## Task instructions
All of the listing below must be repeated word for word. Pictures are the only thing to omit.

··· Extracted data ···

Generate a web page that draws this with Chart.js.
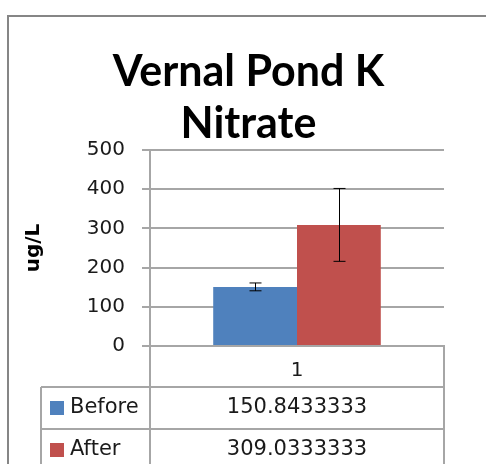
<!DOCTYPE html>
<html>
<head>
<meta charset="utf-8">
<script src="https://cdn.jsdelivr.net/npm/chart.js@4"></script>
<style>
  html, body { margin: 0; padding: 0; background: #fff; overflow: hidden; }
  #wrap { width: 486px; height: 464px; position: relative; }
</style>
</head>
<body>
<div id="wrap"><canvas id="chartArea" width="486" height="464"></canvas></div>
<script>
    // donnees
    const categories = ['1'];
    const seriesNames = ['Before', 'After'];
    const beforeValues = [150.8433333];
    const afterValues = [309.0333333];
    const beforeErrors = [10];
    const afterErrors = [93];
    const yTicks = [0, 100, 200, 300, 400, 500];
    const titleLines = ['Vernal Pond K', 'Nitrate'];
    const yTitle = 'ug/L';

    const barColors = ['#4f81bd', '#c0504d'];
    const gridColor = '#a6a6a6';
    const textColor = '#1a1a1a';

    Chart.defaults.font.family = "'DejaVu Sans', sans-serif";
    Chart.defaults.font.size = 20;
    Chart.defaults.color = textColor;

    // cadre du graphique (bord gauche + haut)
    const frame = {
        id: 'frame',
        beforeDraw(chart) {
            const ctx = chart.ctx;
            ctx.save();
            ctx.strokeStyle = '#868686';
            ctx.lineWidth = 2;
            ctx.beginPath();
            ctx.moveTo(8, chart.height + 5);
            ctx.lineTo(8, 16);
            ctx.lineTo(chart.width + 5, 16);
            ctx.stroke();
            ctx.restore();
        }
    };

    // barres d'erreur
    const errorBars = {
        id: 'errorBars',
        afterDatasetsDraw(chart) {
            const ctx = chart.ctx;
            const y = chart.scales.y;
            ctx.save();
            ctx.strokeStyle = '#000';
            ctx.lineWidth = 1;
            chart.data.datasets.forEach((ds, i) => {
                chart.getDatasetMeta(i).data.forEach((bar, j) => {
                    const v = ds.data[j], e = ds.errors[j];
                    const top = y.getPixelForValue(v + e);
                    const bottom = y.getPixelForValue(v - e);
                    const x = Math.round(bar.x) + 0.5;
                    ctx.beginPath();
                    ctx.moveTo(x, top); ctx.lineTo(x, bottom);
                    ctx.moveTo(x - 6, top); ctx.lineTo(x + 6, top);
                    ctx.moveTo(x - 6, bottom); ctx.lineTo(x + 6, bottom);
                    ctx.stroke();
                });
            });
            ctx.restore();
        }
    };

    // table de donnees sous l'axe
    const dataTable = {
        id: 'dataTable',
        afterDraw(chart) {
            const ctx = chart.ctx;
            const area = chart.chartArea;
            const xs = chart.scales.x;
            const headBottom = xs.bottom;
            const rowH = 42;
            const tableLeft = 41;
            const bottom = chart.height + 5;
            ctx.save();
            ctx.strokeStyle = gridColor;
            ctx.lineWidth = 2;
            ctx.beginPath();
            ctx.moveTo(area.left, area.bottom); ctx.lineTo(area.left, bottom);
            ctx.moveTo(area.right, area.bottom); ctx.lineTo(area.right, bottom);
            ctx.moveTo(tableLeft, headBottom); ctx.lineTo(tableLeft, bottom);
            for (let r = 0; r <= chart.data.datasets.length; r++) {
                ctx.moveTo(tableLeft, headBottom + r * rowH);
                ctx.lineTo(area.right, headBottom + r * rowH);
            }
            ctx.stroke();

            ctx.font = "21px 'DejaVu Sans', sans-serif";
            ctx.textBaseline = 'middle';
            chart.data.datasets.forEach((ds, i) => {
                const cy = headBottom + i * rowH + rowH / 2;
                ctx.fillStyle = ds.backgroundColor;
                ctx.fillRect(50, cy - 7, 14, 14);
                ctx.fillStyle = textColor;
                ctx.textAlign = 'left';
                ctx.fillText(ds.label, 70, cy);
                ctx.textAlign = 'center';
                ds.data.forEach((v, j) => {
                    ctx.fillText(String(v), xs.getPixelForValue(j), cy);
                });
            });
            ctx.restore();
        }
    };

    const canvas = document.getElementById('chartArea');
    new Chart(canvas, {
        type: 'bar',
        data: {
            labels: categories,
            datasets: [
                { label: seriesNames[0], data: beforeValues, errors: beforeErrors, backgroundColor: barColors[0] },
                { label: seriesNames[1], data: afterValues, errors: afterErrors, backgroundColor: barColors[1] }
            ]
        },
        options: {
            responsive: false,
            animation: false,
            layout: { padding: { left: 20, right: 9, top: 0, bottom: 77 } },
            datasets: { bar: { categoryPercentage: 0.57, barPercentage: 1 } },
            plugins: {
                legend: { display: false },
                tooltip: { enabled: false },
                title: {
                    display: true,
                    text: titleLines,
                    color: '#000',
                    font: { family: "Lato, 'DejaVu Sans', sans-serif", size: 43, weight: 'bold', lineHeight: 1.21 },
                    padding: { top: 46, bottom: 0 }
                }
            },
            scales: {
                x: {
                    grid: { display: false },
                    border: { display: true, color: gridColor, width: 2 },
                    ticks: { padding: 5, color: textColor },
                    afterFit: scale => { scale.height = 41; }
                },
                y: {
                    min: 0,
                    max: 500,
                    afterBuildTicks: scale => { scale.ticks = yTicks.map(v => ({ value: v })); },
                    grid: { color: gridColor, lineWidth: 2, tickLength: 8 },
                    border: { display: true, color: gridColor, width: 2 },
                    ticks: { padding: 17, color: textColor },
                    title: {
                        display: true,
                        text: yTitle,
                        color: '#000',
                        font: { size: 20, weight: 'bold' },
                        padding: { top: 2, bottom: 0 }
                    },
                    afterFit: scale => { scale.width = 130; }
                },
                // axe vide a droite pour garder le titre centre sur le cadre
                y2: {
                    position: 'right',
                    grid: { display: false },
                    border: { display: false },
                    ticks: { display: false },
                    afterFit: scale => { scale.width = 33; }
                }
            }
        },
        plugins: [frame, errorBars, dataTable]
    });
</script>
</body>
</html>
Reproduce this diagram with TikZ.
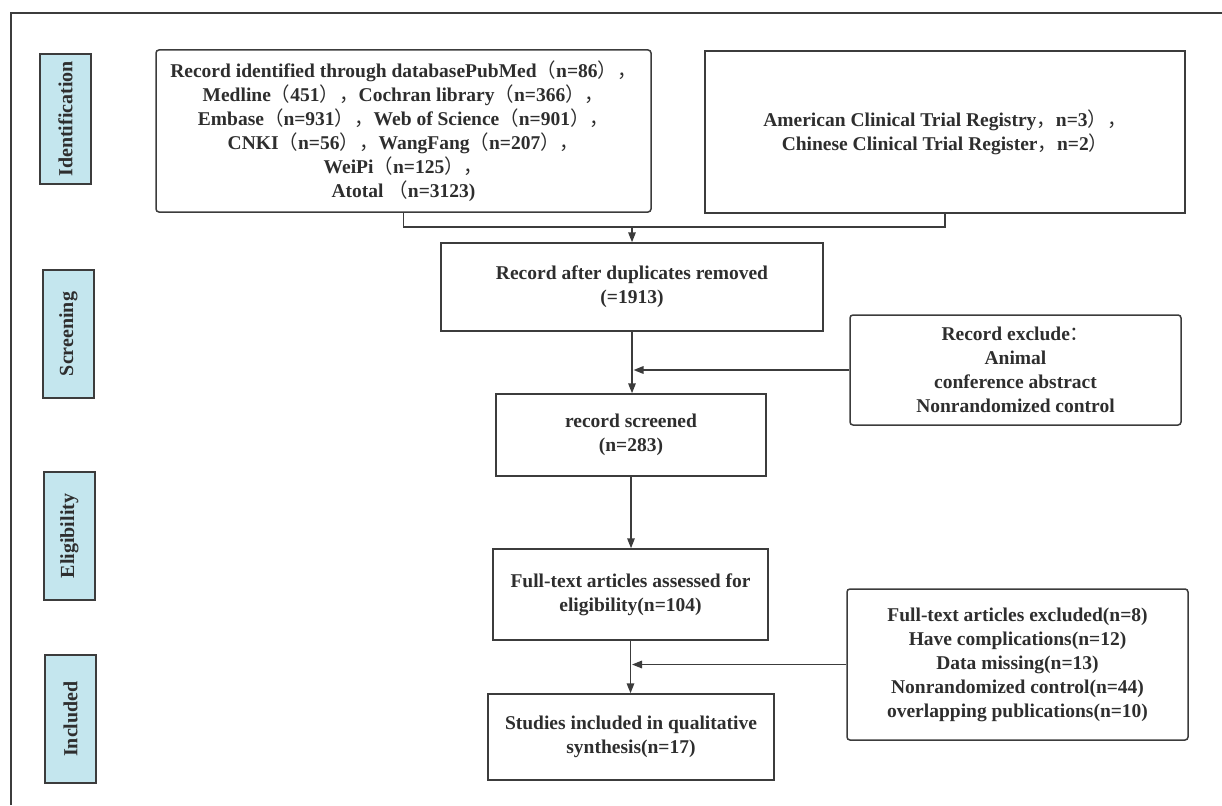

···

## Result
Generate a web page that draws this with Chart.js.
<!DOCTYPE html>
<html>
<head>
<meta charset="utf-8">
<script src="https://cdn.jsdelivr.net/npm/chart.js@4"></script>
<style>
  html, body { margin: 0; padding: 0; background: #fff; overflow: hidden; }
  #wrap { width: 486px; height: 464px; position: relative; }
</style>
</head>
<body>
<div id="wrap"><canvas id="chartArea" width="486" height="464"></canvas></div>
<script>
    // donnees
    const categories = ['1'];
    const seriesNames = ['Before', 'After'];
    const beforeValues = [150.8433333];
    const afterValues = [309.0333333];
    const beforeErrors = [10];
    const afterErrors = [93];
    const yTicks = [0, 100, 200, 300, 400, 500];
    const titleLines = ['Vernal Pond K', 'Nitrate'];
    const yTitle = 'ug/L';

    const barColors = ['#4f81bd', '#c0504d'];
    const gridColor = '#a6a6a6';
    const textColor = '#1a1a1a';

    Chart.defaults.font.family = "'DejaVu Sans', sans-serif";
    Chart.defaults.font.size = 20;
    Chart.defaults.color = textColor;

    // cadre du graphique (bord gauche + haut)
    const frame = {
        id: 'frame',
        beforeDraw(chart) {
            const ctx = chart.ctx;
            ctx.save();
            ctx.strokeStyle = '#868686';
            ctx.lineWidth = 2;
            ctx.beginPath();
            ctx.moveTo(8, chart.height + 5);
            ctx.lineTo(8, 16);
            ctx.lineTo(chart.width + 5, 16);
            ctx.stroke();
            ctx.restore();
        }
    };

    // barres d'erreur
    const errorBars = {
        id: 'errorBars',
        afterDatasetsDraw(chart) {
            const ctx = chart.ctx;
            const y = chart.scales.y;
            ctx.save();
            ctx.strokeStyle = '#000';
            ctx.lineWidth = 1;
            chart.data.datasets.forEach((ds, i) => {
                chart.getDatasetMeta(i).data.forEach((bar, j) => {
                    const v = ds.data[j], e = ds.errors[j];
                    const top = y.getPixelForValue(v + e);
                    const bottom = y.getPixelForValue(v - e);
                    const x = Math.round(bar.x) + 0.5;
                    ctx.beginPath();
                    ctx.moveTo(x, top); ctx.lineTo(x, bottom);
                    ctx.moveTo(x - 6, top); ctx.lineTo(x + 6, top);
                    ctx.moveTo(x - 6, bottom); ctx.lineTo(x + 6, bottom);
                    ctx.stroke();
                });
            });
            ctx.restore();
        }
    };

    // table de donnees sous l'axe
    const dataTable = {
        id: 'dataTable',
        afterDraw(chart) {
            const ctx = chart.ctx;
            const area = chart.chartArea;
            const xs = chart.scales.x;
            const headBottom = xs.bottom;
            const rowH = 42;
            const tableLeft = 41;
            const bottom = chart.height + 5;
            ctx.save();
            ctx.strokeStyle = gridColor;
            ctx.lineWidth = 2;
            ctx.beginPath();
            ctx.moveTo(area.left, area.bottom); ctx.lineTo(area.left, bottom);
            ctx.moveTo(area.right, area.bottom); ctx.lineTo(area.right, bottom);
            ctx.moveTo(tableLeft, headBottom); ctx.lineTo(tableLeft, bottom);
            for (let r = 0; r <= chart.data.datasets.length; r++) {
                ctx.moveTo(tableLeft, headBottom + r * rowH);
                ctx.lineTo(area.right, headBottom + r * rowH);
            }
            ctx.stroke();

            ctx.font = "21px 'DejaVu Sans', sans-serif";
            ctx.textBaseline = 'middle';
            chart.data.datasets.forEach((ds, i) => {
                const cy = headBottom + i * rowH + rowH / 2;
                ctx.fillStyle = ds.backgroundColor;
                ctx.fillRect(50, cy - 7, 14, 14);
                ctx.fillStyle = textColor;
                ctx.textAlign = 'left';
                ctx.fillText(ds.label, 70, cy);
                ctx.textAlign = 'center';
                ds.data.forEach((v, j) => {
                    ctx.fillText(String(v), xs.getPixelForValue(j), cy);
                });
            });
            ctx.restore();
        }
    };

    const canvas = document.getElementById('chartArea');
    new Chart(canvas, {
        type: 'bar',
        data: {
            labels: categories,
            datasets: [
                { label: seriesNames[0], data: beforeValues, errors: beforeErrors, backgroundColor: barColors[0] },
                { label: seriesNames[1], data: afterValues, errors: afterErrors, backgroundColor: barColors[1] }
            ]
        },
        options: {
            responsive: false,
            animation: false,
            layout: { padding: { left: 20, right: 9, top: 0, bottom: 77 } },
            datasets: { bar: { categoryPercentage: 0.57, barPercentage: 1 } },
            plugins: {
                legend: { display: false },
                tooltip: { enabled: false },
                title: {
                    display: true,
                    text: titleLines,
                    color: '#000',
                    font: { family: "Lato, 'DejaVu Sans', sans-serif", size: 43, weight: 'bold', lineHeight: 1.21 },
                    padding: { top: 46, bottom: 0 }
                }
            },
            scales: {
                x: {
                    grid: { display: false },
                    border: { display: true, color: gridColor, width: 2 },
                    ticks: { padding: 5, color: textColor },
                    afterFit: scale => { scale.height = 41; }
                },
                y: {
                    min: 0,
                    max: 500,
                    afterBuildTicks: scale => { scale.ticks = yTicks.map(v => ({ value: v })); },
                    grid: { color: gridColor, lineWidth: 2, tickLength: 8 },
                    border: { display: true, color: gridColor, width: 2 },
                    ticks: { padding: 17, color: textColor },
                    title: {
                        display: true,
                        text: yTitle,
                        color: '#000',
                        font: { size: 20, weight: 'bold' },
                        padding: { top: 2, bottom: 0 }
                    },
                    afterFit: scale => { scale.width = 130; }
                },
                // axe vide a droite pour garder le titre centre sur le cadre
                y2: {
                    position: 'right',
                    grid: { display: false },
                    border: { display: false },
                    ticks: { display: false },
                    afterFit: scale => { scale.width = 33; }
                }
            }
        },
        plugins: [frame, errorBars, dataTable]
    });
</script>
</body>
</html>
Reproduce this diagram with TikZ.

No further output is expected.